The normal way to solve these problems is as stevenvh described. LaPlace transforms and complex analysis are used because such problems are easier to solve by humans in that space.
However, this was all before there were computers with essentially unlimited and free compute cycles. It is possible to get meaningful answers from purely time domain analysis. It will take the computer way more cycles, but so what? Nowadays what you want to conserve are your time and effort.
Of course everything can be solved in the time domain somehow. After all, the real signals exist there. Imaginary components are, well, imaginary. They are useful mathematical aids in understanding and manipulating signals where both the frequency and phase are relevant. Using such mathematical abstractions greatly reduces the computation, but they are not neccessary.
Programs like Spice do pretty much everything in the time domain, I think. They look at the voltages and currents at any one time, then use that to decide what the voltages and currents are a little tiny step further in time. The computer does this a few million times in a row and now you've got real signals as a function of time. The tricky part here is to decide how long those computational time steps are. Too long, and the computation will miss details and get the wrong answer. Too short, and intermediate increments will be so small they will be lost when added to the existing values. This latter part depends on the number precision used inside the computer. For example, with normal IEEE 32 bit floating point, if increments are 65000 times smaller than the thing they are adding to, the increment is effectively limited to 8 bits resolution. To get around this, the simple answer is to use the highest precision floating point the computer has. This is usually called something like "double precision" in most languages. That may take a little more time in the computer to manipulate the wider numbers, but again that's pretty much irrelevant.

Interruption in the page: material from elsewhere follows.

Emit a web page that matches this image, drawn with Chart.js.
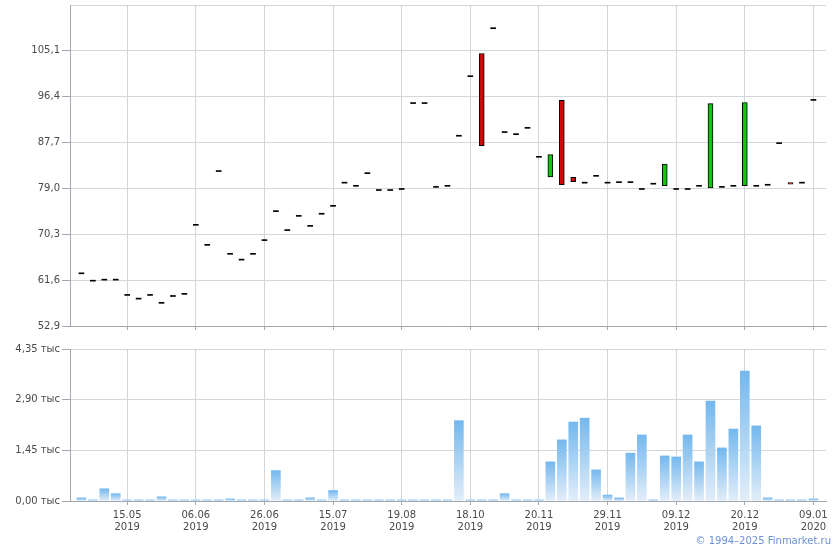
<!DOCTYPE html>
<html>
<head>
<meta charset="utf-8">
<script src="https://cdn.jsdelivr.net/npm/chart.js@4"></script>
<style>
    body { margin: 0; background: #fff; width: 840px; height: 550px; position: relative; overflow: hidden; font-family: "DejaVu Sans", sans-serif; }
    #price-box { position: absolute; left: 0; top: 0; width: 840px; height: 335px; }
    #volume-box { position: absolute; left: 0; top: 340px; width: 840px; height: 210px; }
    #copyright { position: absolute; right: 9px; top: 535px; font-size: 10px; color: #6b90d8; }
</style>
</head>
<body>
<div id="price-box"><canvas id="priceChart" width="840" height="335"></canvas></div>
<div id="volume-box"><canvas id="volumeChart" width="840" height="210"></canvas></div>
<div id="copyright">© 1994–2025 Finmarket.ru</div>

<script>
// open / close per trading day (index 0..64)
const opens = [
    62.8, 61.4, 61.6, 61.6, 58.7, 58.0, 58.7, 57.2, 58.5, 58.9,
    72.0, 68.2, 82.2, 66.5, 65.4, 66.5, 69.1, 74.6, 71.0, 73.7,
    71.8, 74.1, 75.6, 80.0, 79.4, 81.8, 78.6, 78.6, 78.8, 95.1,
    95.1, 79.2, 79.4, 88.9, 100.2, 104.6, 109.3, 89.6, 89.2, 90.4,
    84.9, 81.2, 95.7, 81.1, 80.0, 81.3, 80.0, 80.1, 80.1, 78.8,
    79.8, 79.5, 78.8, 78.8, 79.4, 79.1, 79.2, 79.4, 79.5, 79.4,
    79.6, 87.5, 80.1, 80.0, 95.7
];
const closes = [
    62.8, 61.4, 61.6, 61.6, 58.7, 58.0, 58.7, 57.2, 58.5, 58.9,
    72.0, 68.2, 82.2, 66.5, 65.4, 66.5, 69.1, 74.6, 71.0, 73.7,
    71.8, 74.1, 75.6, 80.0, 79.4, 81.8, 78.6, 78.6, 78.8, 95.1,
    95.1, 79.2, 79.4, 88.9, 100.2, 87.1, 109.3, 89.6, 89.2, 90.4,
    84.9, 85.4, 79.7, 80.3, 80.0, 81.3, 80.0, 80.1, 80.1, 78.8,
    79.8, 83.6, 78.8, 78.8, 79.4, 95.1, 79.2, 79.4, 95.3, 79.4,
    79.6, 87.5, 79.8, 80.0, 95.7
];
// volume, thousands
const volumes = [
    0.09, 0.03, 0.35, 0.21, 0.03, 0.03, 0.03, 0.12, 0.03, 0.03,
    0.03, 0.03, 0.03, 0.06, 0.03, 0.03, 0.03, 0.87, 0.03, 0.03,
    0.09, 0.03, 0.30, 0.03, 0.03, 0.03, 0.03, 0.03, 0.03, 0.03,
    0.03, 0.03, 0.03, 2.30, 0.03, 0.03, 0.03, 0.21, 0.03, 0.03,
    0.03, 1.12, 1.75, 2.26, 2.37, 0.89, 0.17, 0.09, 1.37, 1.89,
    0.03, 1.29, 1.26, 1.89, 1.12, 2.86, 1.52, 2.06, 3.72, 2.15,
    0.09, 0.03, 0.03, 0.03, 0.06
];

const xTickIndex = [4, 10, 16, 22, 28, 34, 40, 46, 52, 58, 64];
const xTickLabels = [
    ['15.05', '2019'], ['06.06', '2019'], ['26.06', '2019'], ['15.07', '2019'],
    ['19.08', '2019'], ['18.10', '2019'], ['20.11', '2019'], ['29.11', '2019'],
    ['09.12', '2019'], ['20.12', '2019'], ['09.01', '2020']
];
const priceTicks = [52.9, 61.6, 70.3, 79.0, 87.7, 96.4, 105.1, 113.8];
const volumeTicks = [0, 1.45, 2.90, 4.35];

const gridColor = '#d3d7db';
const axisColor = '#a3a7ae';
const labelColor = '#4a4a4a';
const font = { family: 'DejaVu Sans', size: 10, lineHeight: 1.2 };

function xScale(showLabels) {
    return {
        type: 'linear',
        min: -1,
        max: 65.1,
        offset: false,
        afterBuildTicks: (scale) => { scale.ticks = xTickIndex.map(v => ({ value: v })); },
        afterFit: (scale) => { scale.height = showLabels ? 49 : 9; },
        grid: { color: gridColor, tickColor: axisColor, tickLength: 4, offset: false },
        border: { color: axisColor },
        ticks: {
            display: showLabels,
            autoSkip: false,
            maxRotation: 0,
            color: labelColor,
            font: font,
            padding: 4,
            callback: (value, index) => xTickLabels[index]
        }
    };
}

function yScale(min, max, tickList, format, topTick) {
    return {
        min: min,
        max: max,
        afterBuildTicks: (scale) => { scale.ticks = tickList.map(v => ({ value: v })); },
        afterFit: (scale) => {
            scale.width = 70;
            scale.paddingTop = 0;
            scale.paddingBottom = 0;
        },
        grid: {
            color: gridColor,
            tickColor: (c) => (!topTick && c.index === tickList.length - 1) ? 'rgba(0,0,0,0)' : axisColor,
            tickLength: 8
        },
        border: { color: axisColor },
        ticks: { color: labelColor, font: font, padding: 2, autoSkip: false, callback: format }
    };
}

let candleColors = opens.map((o, i) => closes[i] > o ? '#11c511' : (closes[i] < o ? '#cc0a0a' : '#000'));
let candleBorders = opens.map((o, i) => closes[i] === o ? 0 : 1);

new Chart(document.getElementById('priceChart'), {
    type: 'bar',
    data: {
        datasets: [{
            data: opens.map((o, i) => ({ x: i, y: [o, closes[i]] })),
            backgroundColor: candleColors,
            borderColor: '#000',
            borderWidth: candleBorders,
            borderSkipped: false,
            barThickness: 5,
            minBarLength: 1
        }]
    },
    options: {
        responsive: false,
        animation: false,
        layout: { padding: { left: 0, right: 14, top: 5, bottom: 0 } },
        plugins: { legend: { display: false }, tooltip: { enabled: false } },
        scales: {
            x: xScale(false),
            y: yScale(52.9, 113.8, priceTicks, (v) => v > 110 ? '' : v.toFixed(1).replace('.', ','), false)
        }
    }
});

new Chart(document.getElementById('volumeChart'), {
    type: 'bar',
    data: {
        datasets: [{
            data: volumes.map((v, i) => ({ x: i, y: v })),
            backgroundColor: function(c) {
                const chart = c.chart;
                if (!chart.chartArea || c.raw === undefined) return '#9fcdf2';
                const y = chart.scales.y;
                const top = y.getPixelForValue(c.raw.y);
                const bottom = y.getPixelForValue(0);
                if (bottom - top < 1) return '#8fc5f1';
                const g = chart.ctx.createLinearGradient(0, top, 0, bottom);
                g.addColorStop(0, '#74b8ee');
                g.addColorStop(1, '#e3eef9');
                return g;
            },
            borderWidth: 0,
            barThickness: 9,
            minBarLength: 1
        }]
    },
    options: {
        responsive: false,
        animation: false,
        layout: { padding: { left: 0, right: 14, top: 9, bottom: 0 } },
        plugins: { legend: { display: false }, tooltip: { enabled: false } },
        scales: {
            x: xScale(true),
            y: yScale(0, 4.35, volumeTicks, (v) => v.toFixed(2).replace('.', ',') + ' тыс', true)
        }
    }
});
</script>
</body>
</html>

If you try this path, you need to model the various resistors, capacitors, and inductors in incremental form inside the computer. Or you can model the whole filter incrementally in some cases. For example, the algorithm for a single pole RC low pass filter is:
FILT <-- FILT + FF(NEW - FILT)
This is very common inside microcontrollers where it is applied to real world readings with some noise on them, for example.
Once you have code that models the filter of interest, you create a higher level that successively sends it sine waves of different frequencies. After waiting to make sure the filter has reached steady state for each frequency, you look at the amplitude and phase of a output cycle relative to the input cycle.
To be clear, I actually agree with stevenvh that using complex impedance is the best way to analyze such things. My main intent was to point out that you don't need complex math to solve this problem, or any problem in electronics for that matter, only that it can make it much simpler. I also wanted to point out that in today's world trying to conserve computation is wrong headed. That may have applied 20 years ago, or perhaps even 10 years ago, but not today.
Another point is that you need to learn complex math. You've got no business trying to be a electrical engineer, or pretty much any type of engineer, without it. So instead of finding ways to avoid complex analysis, dig in and learn it. This is a important tool every EE must have at his disposal.